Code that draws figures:
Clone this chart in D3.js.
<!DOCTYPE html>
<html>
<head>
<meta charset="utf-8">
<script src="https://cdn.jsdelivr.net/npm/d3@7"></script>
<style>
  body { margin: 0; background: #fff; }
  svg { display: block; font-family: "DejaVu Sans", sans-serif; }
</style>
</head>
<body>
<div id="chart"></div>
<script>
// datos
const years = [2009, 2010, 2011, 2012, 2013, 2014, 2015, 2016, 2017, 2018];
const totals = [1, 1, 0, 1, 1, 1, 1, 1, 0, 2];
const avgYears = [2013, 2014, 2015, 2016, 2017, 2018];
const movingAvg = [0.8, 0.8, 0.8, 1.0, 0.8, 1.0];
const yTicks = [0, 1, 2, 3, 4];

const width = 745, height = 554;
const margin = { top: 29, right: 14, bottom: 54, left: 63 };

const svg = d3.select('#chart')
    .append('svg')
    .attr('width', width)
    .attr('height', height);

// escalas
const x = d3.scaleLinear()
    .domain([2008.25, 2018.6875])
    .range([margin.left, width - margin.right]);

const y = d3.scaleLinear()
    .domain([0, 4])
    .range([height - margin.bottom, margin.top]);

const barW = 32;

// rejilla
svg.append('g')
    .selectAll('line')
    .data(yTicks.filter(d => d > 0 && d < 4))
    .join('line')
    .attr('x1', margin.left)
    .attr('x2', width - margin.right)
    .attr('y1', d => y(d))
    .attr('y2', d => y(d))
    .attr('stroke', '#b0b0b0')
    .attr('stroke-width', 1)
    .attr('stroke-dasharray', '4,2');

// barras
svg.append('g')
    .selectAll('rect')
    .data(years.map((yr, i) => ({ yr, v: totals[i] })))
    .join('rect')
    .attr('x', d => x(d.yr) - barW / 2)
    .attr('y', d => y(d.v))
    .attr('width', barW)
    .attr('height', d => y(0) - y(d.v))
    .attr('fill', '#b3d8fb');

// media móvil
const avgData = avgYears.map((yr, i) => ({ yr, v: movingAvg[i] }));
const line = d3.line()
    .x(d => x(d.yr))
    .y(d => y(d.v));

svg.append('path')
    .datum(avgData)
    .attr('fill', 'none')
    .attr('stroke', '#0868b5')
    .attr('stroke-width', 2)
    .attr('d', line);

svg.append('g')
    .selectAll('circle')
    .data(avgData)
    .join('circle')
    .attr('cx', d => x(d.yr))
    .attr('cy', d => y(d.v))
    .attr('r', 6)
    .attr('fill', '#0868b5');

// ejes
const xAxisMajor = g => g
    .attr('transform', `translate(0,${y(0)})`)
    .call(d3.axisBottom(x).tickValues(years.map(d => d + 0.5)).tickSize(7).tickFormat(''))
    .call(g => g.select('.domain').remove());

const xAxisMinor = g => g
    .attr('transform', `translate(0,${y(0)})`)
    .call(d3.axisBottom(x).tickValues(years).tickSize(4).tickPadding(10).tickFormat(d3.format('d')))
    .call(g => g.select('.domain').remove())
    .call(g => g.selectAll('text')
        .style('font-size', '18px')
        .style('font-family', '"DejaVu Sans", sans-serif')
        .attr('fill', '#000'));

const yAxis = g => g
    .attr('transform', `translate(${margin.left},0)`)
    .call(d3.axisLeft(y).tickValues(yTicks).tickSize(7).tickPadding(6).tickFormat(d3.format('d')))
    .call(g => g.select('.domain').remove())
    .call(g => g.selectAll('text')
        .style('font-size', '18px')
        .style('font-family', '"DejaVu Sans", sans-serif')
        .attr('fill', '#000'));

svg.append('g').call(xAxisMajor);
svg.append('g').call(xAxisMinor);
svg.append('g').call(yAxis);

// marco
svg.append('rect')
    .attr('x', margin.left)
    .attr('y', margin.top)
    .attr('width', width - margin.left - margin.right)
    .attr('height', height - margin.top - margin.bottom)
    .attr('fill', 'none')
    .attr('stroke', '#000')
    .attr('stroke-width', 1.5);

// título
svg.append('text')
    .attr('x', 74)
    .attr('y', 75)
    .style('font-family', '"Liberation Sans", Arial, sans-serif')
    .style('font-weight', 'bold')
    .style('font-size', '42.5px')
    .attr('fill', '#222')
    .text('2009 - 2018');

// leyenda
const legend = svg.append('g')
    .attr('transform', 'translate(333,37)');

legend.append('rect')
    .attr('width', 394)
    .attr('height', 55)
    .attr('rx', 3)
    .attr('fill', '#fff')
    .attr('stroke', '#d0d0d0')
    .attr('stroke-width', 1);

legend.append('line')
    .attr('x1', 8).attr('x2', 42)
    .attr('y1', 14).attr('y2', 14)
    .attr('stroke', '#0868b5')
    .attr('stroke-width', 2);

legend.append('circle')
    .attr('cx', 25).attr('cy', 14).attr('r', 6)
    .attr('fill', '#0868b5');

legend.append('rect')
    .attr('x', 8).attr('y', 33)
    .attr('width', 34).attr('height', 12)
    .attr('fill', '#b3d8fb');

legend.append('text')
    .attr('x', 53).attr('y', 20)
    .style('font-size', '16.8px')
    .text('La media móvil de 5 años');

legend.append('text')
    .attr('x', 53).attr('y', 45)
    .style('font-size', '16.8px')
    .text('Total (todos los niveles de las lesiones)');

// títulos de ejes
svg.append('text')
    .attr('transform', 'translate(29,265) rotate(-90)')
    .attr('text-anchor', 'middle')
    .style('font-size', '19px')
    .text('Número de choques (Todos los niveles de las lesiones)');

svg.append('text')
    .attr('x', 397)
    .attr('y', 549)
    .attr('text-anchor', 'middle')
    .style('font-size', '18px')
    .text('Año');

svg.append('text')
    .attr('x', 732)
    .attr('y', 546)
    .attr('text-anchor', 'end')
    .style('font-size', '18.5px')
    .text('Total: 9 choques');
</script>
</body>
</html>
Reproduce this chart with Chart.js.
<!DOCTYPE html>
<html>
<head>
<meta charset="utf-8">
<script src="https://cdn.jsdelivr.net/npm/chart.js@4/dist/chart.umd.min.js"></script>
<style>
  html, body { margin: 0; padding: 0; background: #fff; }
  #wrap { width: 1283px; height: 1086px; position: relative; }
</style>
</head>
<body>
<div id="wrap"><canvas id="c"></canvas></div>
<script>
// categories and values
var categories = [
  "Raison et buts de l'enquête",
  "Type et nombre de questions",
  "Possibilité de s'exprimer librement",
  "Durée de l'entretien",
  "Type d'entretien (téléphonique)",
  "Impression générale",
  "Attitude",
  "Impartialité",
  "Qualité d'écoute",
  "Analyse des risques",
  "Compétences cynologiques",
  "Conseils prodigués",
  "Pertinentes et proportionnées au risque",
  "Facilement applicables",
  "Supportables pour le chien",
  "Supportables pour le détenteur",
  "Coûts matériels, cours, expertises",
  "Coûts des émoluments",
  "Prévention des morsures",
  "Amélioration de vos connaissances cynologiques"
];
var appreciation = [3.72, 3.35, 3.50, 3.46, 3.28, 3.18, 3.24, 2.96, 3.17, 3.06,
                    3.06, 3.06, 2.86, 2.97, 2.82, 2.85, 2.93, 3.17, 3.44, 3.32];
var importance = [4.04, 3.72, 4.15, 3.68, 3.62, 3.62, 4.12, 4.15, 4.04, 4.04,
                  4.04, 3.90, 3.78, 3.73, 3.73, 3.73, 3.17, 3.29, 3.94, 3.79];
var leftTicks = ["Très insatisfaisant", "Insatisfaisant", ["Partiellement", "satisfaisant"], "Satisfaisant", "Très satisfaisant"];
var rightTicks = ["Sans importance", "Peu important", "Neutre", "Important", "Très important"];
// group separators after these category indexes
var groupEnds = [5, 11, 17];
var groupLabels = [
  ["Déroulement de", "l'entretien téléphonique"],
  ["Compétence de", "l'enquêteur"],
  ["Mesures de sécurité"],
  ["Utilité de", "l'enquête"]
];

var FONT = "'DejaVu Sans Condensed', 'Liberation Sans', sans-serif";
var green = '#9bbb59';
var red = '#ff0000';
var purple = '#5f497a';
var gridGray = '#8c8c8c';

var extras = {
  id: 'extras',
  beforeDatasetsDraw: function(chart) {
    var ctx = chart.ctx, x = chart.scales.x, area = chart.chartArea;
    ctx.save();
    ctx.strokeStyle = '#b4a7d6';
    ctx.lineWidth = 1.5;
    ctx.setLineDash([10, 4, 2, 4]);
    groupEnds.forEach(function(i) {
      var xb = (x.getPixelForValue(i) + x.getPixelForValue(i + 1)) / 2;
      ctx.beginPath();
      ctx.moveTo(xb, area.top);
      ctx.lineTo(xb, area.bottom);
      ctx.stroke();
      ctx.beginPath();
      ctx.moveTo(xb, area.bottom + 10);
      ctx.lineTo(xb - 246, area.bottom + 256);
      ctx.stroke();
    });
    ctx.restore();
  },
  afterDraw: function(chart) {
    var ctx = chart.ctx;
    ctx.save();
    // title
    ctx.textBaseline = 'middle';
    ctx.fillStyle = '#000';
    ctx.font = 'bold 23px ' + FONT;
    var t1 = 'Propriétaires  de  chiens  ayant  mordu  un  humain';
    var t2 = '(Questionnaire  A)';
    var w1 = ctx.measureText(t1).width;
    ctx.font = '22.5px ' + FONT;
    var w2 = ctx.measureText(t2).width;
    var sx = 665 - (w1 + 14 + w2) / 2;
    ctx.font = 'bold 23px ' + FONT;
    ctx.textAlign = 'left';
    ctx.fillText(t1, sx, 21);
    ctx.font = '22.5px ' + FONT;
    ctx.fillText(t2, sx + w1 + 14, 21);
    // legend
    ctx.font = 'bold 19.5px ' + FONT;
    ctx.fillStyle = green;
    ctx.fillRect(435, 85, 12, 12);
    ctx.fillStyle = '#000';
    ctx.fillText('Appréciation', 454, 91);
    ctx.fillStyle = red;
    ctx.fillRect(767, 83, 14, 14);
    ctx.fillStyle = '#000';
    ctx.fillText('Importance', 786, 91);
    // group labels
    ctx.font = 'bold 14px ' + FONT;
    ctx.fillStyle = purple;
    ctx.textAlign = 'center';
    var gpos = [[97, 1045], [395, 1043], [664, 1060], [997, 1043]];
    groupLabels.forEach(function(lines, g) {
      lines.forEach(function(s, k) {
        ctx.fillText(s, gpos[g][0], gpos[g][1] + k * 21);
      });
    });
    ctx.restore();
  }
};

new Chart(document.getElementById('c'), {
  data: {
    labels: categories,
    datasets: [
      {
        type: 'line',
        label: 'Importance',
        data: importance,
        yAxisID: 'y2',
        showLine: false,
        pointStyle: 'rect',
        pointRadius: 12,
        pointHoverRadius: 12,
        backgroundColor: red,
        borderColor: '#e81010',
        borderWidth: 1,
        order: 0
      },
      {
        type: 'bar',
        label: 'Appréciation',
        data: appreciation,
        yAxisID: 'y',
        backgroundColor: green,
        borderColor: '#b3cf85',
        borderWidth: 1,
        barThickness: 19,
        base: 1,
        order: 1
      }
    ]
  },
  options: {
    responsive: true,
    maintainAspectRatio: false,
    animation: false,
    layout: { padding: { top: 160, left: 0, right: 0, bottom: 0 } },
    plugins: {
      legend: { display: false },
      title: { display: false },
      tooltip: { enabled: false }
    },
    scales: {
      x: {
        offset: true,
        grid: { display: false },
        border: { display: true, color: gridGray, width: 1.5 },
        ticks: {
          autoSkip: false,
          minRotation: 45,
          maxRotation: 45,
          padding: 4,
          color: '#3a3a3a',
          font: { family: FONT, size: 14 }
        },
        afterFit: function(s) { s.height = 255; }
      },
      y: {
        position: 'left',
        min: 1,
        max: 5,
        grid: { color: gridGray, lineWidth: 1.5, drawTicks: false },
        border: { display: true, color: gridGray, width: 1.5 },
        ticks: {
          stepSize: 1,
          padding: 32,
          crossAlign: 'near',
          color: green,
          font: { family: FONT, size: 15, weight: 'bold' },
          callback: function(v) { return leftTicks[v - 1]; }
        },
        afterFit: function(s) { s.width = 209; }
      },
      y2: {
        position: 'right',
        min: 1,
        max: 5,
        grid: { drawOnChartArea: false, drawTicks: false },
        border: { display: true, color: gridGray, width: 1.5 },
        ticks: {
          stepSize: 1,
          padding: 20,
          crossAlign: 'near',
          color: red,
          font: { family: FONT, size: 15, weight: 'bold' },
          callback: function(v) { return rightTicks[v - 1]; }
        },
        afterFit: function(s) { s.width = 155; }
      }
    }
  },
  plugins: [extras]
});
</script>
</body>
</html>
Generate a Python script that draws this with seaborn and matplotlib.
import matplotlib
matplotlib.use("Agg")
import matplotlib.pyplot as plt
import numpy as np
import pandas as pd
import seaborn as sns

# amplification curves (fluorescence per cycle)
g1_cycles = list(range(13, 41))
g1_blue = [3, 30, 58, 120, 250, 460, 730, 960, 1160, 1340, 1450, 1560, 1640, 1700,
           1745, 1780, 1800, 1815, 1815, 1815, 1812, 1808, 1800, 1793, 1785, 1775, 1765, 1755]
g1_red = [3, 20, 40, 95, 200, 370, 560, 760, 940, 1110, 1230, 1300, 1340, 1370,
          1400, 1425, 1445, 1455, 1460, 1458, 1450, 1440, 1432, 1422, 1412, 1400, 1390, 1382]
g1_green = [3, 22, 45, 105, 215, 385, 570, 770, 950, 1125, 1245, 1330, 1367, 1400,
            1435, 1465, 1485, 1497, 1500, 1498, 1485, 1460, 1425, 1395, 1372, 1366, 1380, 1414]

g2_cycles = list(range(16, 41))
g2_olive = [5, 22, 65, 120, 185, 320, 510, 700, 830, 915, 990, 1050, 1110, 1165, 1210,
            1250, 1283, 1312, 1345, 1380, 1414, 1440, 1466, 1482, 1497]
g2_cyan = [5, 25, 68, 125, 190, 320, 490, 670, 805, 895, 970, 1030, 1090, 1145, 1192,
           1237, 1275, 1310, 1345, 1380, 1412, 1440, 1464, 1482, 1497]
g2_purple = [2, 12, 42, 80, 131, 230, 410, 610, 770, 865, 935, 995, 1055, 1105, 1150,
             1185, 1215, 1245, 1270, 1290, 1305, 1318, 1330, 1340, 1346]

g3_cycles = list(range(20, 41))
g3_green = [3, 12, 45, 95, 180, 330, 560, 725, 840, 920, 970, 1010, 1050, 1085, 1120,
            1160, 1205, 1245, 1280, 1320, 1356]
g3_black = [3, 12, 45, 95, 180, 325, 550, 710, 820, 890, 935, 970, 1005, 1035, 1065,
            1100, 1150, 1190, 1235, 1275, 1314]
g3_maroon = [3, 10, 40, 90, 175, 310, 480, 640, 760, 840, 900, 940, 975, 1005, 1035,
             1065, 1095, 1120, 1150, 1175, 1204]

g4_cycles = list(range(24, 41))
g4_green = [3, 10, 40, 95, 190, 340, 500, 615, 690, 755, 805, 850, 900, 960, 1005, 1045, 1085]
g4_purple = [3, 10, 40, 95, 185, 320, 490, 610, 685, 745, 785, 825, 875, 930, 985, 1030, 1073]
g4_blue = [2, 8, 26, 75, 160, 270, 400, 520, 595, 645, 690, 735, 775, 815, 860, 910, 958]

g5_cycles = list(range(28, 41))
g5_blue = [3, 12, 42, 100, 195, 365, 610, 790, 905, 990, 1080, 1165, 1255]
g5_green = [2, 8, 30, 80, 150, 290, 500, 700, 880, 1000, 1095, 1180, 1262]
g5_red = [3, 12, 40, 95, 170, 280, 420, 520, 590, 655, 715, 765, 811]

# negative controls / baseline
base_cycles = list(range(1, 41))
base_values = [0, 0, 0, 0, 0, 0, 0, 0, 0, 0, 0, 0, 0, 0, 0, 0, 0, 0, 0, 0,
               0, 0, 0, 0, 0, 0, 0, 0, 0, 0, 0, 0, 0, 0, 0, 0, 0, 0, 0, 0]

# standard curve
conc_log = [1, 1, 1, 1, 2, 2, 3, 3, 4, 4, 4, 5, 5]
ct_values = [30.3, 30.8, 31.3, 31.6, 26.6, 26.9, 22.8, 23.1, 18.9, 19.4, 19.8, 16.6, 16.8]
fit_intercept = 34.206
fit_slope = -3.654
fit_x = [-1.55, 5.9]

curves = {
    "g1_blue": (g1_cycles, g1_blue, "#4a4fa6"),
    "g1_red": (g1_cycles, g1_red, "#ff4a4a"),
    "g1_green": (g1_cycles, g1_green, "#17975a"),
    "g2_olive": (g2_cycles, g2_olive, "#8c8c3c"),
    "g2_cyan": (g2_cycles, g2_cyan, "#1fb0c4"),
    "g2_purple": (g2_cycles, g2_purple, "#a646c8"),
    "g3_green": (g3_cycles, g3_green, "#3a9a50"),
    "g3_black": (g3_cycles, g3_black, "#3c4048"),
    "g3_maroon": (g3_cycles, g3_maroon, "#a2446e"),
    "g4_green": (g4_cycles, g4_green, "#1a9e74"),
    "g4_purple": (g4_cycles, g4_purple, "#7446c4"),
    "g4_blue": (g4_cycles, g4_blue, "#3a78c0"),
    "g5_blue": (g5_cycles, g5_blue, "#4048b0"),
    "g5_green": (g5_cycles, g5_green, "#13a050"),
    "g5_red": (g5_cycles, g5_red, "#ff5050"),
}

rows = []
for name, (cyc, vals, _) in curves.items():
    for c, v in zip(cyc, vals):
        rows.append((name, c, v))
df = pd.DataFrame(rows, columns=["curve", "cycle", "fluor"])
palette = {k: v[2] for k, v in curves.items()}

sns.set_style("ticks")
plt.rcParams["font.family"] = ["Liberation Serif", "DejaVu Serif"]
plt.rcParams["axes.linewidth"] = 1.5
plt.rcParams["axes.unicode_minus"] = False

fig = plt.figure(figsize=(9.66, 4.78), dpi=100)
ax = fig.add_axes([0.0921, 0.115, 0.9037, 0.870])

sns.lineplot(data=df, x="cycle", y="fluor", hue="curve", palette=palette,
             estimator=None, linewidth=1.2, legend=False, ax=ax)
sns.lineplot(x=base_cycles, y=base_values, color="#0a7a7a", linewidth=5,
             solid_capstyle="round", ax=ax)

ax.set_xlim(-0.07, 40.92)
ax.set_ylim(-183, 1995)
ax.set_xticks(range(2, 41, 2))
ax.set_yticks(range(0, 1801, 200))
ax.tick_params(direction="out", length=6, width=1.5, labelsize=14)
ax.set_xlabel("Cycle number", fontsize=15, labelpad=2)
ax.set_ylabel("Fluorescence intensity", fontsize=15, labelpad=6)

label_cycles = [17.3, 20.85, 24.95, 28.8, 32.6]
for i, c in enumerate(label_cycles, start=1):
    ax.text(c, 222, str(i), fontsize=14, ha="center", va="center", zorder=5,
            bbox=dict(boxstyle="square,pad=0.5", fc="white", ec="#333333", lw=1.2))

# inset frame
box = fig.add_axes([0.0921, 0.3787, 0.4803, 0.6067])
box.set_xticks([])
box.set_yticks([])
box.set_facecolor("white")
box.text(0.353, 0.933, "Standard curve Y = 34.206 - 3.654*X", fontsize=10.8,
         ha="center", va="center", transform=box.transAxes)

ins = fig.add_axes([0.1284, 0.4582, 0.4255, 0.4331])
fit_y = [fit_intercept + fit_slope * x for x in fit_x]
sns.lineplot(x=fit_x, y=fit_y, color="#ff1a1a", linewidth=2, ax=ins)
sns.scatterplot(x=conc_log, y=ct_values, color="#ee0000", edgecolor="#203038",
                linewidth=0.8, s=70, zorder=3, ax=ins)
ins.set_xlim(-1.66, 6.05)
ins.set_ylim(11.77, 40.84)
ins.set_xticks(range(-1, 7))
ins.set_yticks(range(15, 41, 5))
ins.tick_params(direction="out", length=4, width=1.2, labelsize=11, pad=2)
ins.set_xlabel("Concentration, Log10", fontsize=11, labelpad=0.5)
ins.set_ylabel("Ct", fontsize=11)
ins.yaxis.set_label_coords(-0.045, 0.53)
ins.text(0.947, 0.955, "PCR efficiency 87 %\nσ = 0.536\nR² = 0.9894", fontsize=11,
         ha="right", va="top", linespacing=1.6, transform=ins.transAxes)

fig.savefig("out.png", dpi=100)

■ WHAT THE TASK ASKS ■
From the top of the listing above, restate each line word for word up to and including the line with "width - margin.right]);"; add nothing else.

■ RESPONSE TO THIS EXERCISE ■
Clone this chart in D3.js.
<!DOCTYPE html>
<html>
<head>
<meta charset="utf-8">
<script src="https://cdn.jsdelivr.net/npm/d3@7"></script>
<style>
  body { margin: 0; background: #fff; }
  svg { display: block; font-family: "DejaVu Sans", sans-serif; }
</style>
</head>
<body>
<div id="chart"></div>
<script>
// datos
const years = [2009, 2010, 2011, 2012, 2013, 2014, 2015, 2016, 2017, 2018];
const totals = [1, 1, 0, 1, 1, 1, 1, 1, 0, 2];
const avgYears = [2013, 2014, 2015, 2016, 2017, 2018];
const movingAvg = [0.8, 0.8, 0.8, 1.0, 0.8, 1.0];
const yTicks = [0, 1, 2, 3, 4];

const width = 745, height = 554;
const margin = { top: 29, right: 14, bottom: 54, left: 63 };

const svg = d3.select('#chart')
    .append('svg')
    .attr('width', width)
    .attr('height', height);

// escalas
const x = d3.scaleLinear()
    .domain([2008.25, 2018.6875])
    .range([margin.left, width - margin.right]);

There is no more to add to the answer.